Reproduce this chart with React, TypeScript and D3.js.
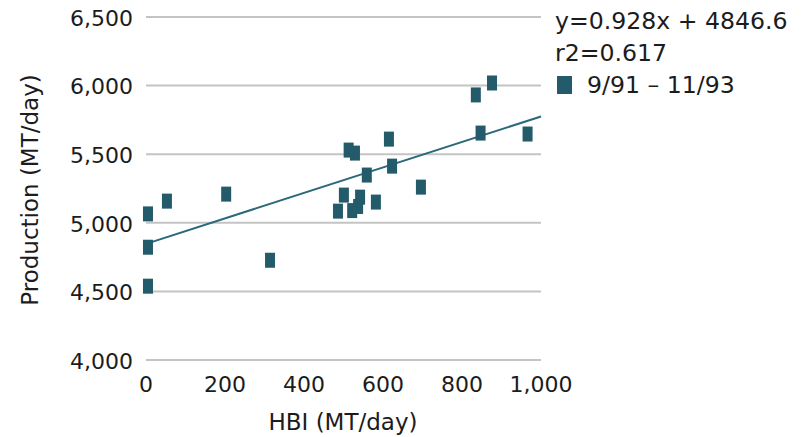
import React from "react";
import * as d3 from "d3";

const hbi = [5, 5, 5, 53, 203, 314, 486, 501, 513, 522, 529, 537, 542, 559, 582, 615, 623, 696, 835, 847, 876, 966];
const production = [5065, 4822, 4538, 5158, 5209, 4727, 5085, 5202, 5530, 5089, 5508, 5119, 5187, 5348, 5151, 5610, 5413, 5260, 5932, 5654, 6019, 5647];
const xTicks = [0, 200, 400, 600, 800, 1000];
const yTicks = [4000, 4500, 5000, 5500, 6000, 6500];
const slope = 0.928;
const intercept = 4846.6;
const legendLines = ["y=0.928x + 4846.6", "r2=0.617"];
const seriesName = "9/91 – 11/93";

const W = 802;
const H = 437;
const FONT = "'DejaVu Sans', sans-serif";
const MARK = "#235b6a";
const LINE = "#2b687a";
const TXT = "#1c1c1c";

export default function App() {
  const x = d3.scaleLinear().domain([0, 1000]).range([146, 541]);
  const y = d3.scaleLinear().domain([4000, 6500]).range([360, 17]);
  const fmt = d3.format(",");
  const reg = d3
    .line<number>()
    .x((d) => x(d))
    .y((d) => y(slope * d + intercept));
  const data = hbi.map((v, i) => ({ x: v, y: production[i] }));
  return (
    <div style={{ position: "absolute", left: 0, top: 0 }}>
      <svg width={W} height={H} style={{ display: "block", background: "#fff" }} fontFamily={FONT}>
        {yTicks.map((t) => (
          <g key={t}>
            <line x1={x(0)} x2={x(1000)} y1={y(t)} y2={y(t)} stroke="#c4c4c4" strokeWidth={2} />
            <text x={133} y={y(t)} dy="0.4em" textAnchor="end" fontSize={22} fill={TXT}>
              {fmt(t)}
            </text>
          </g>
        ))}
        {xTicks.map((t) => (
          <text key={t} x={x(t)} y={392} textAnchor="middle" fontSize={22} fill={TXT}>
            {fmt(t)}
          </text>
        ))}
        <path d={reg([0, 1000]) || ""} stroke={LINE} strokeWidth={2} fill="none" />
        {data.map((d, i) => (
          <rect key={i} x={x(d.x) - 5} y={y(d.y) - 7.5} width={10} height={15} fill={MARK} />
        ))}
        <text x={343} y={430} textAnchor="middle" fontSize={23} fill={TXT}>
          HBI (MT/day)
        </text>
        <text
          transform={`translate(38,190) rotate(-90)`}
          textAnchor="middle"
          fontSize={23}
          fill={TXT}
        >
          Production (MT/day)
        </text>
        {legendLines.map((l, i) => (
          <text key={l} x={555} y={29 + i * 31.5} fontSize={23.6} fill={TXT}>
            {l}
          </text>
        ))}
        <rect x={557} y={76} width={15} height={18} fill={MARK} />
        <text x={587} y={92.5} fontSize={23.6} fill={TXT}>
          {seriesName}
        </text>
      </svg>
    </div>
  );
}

::::

| Short task |
Of the lines above, how many hold the word "React"? Say the number alone.

| Result of this exercise |
2